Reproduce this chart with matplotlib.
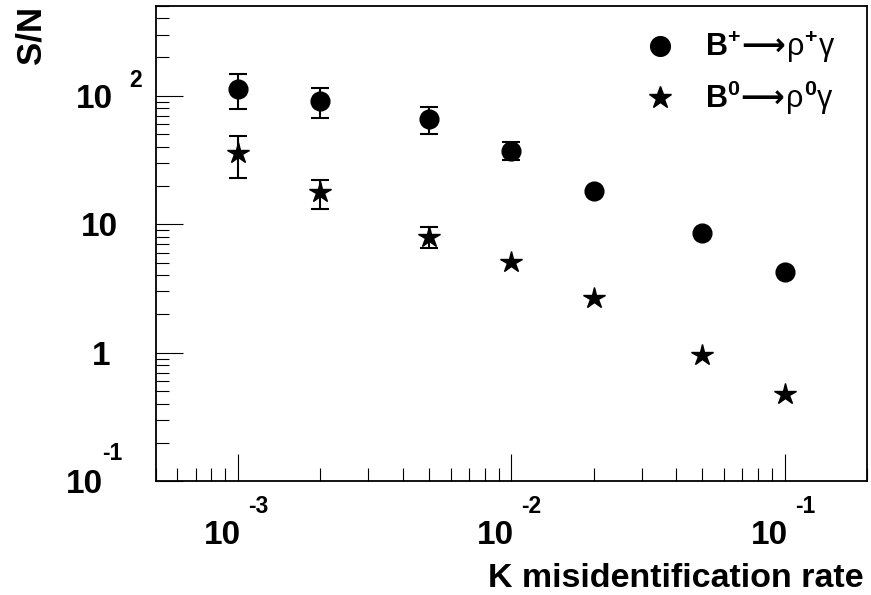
import numpy as np
import matplotlib
matplotlib.use('Agg')
from matplotlib import pyplot as plt

plt.rcParams['font.family'] = ['Liberation Sans', 'DejaVu Sans']
plt.rcParams['font.weight'] = 'bold'
plt.rcParams['mathtext.fontset'] = 'custom'
plt.rcParams['mathtext.rm'] = 'DejaVu Sans'
plt.rcParams['mathtext.it'] = 'Liberation Sans:normal'
plt.rcParams['mathtext.bf'] = 'Liberation Sans:bold'

# K misidentification rate and signal/noise for the two channels
rate = [1e-3, 2e-3, 5e-3, 1e-2, 2e-2, 5e-2, 1e-1]
sn_charged = [114, 91, 66, 37.4, 18.3, 8.5, 4.23]
err_charged = [35, 24, 15.5, 6, 0, 0, 0]
sn_neutral = [35.7, 17.7, 8.0, 5.12, 2.69, 0.96, 0.478]
err_neutral = [12.6, 4.6, 1.5, 0, 0, 0, 0]

x_ticks = [1e-3, 1e-2, 1e-1]
x_exps = ['-3', '-2', '-1']

LABEL_FS = 24
EXP_FS = 16.5
CAP = 0.716 * LABEL_FS * 100 / 72  # digit height in pixels


def draw_errors(ax, x, y, err):
    x, y, err = np.array(x), np.array(y), np.array(err)
    m = err > 0
    ax.errorbar(x[m], y[m], yerr=err[m], fmt='none', ecolor='k',
                elinewidth=1.5, capsize=6.5, capthick=1.5, zorder=2)


fig = plt.figure(figsize=(8.71, 5.95), dpi=100)
ax = fig.add_axes([155.7 / 871, 1 - 481.3 / 595, (867 - 155.7) / 871, (481.3 - 6) / 595])
ax.set_xscale('log')
ax.set_yscale('log')
ax.set_xlim(5e-4, 0.2)
ax.set_ylim(0.1, 500)

draw_errors(ax, rate, sn_charged, err_charged)
draw_errors(ax, rate, sn_neutral, err_neutral)
ax.plot(rate, sn_charged, 'o', color='k', ms=13.5, ls='none', zorder=3,
        label=r'$\mathbf{B}^{\mathbf{+}}\!\longrightarrow\!\rho^{\mathbf{+}}\gamma$')
ax.plot(rate, sn_neutral, '*', color='k', ms=16, ls='none', zorder=3,
        label=r'$\mathbf{B}^{\mathbf{0}}\!\longrightarrow\!\rho^{\mathbf{0}}\gamma$')

# ROOT-like frame: ticks inside, only on left and bottom
ax.tick_params(which='both', direction='in', top=False, right=False,
               labelbottom=False, labelleft=False)
ax.tick_params(which='major', length=19.5, width=0.8)
ax.tick_params(which='minor', length=9.5, width=0.8)
ax.yaxis.set_major_locator(matplotlib.ticker.LogLocator(base=10, numticks=10))
ax.yaxis.set_minor_locator(matplotlib.ticker.LogLocator(base=10, subs=np.arange(2, 10), numticks=20))
for s in ax.spines.values():
    s.set_linewidth(1.3)

# tick labels drawn as "10" plus a raised exponent
for xt, ex in zip(x_ticks, x_exps):
    ax.annotate('10', xy=(xt, 0), xycoords=ax.get_xaxis_transform(),
                xytext=(3, -51 - CAP / 2), textcoords='offset pixels',
                ha='right', va='baseline', fontsize=LABEL_FS)
    ax.annotate(ex, xy=(xt, 0), xycoords=ax.get_xaxis_transform(),
                xytext=(10, -25), textcoords='offset pixels',
                ha='left', va='center', fontsize=EXP_FS)

ytr = ax.get_yaxis_transform()


def ylabel_at(val, text, dx, exp=None, exp_dx=0, exp_dy=0):
    ax.annotate(text, xy=(0, val), xycoords=ytr, xytext=(dx, -CAP / 2),
                textcoords='offset pixels', ha='right', va='baseline',
                fontsize=LABEL_FS)
    if exp is not None:
        ax.annotate(exp, xy=(0, val), xycoords=ytr, xytext=(exp_dx, exp_dy),
                    textcoords='offset pixels', ha='left', va='center',
                    fontsize=EXP_FS)


ylabel_at(100, '10', -43, '2', -26, 15)
ylabel_at(10, '10', -38)
ylabel_at(1, '1', -45)
ylabel_at(0.1, '10', -53, '-1', -54, 28)

ax.text(-125 / 711.3, 1.0, 'S/N', transform=ax.transAxes, rotation=90,
        ha='center', va='top', fontsize=25)
ax.annotate('K misidentification rate', xy=(1.0, 0), xycoords='axes fraction',
            xytext=(-3, -106), textcoords='offset pixels',
            ha='right', va='baseline', fontsize=24.5)

ax.legend(loc='upper right', bbox_to_anchor=(0.955, 0.95), frameon=False,
          borderaxespad=0, borderpad=0, fontsize=22, handletextpad=0.45,
          labelspacing=0.45, markerscale=1.05)

fig.savefig('out.png', dpi=100)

------------------------------------------------------------

**THE EXERCISE:** Each line from the top of the material through the line containing "from matplotlib import pyplot as plt" should be reproduced exactly; please drop any images.

**THE COMPLETED TASK:**
Reproduce this chart with matplotlib.
import numpy as np
import matplotlib
matplotlib.use('Agg')
from matplotlib import pyplot as plt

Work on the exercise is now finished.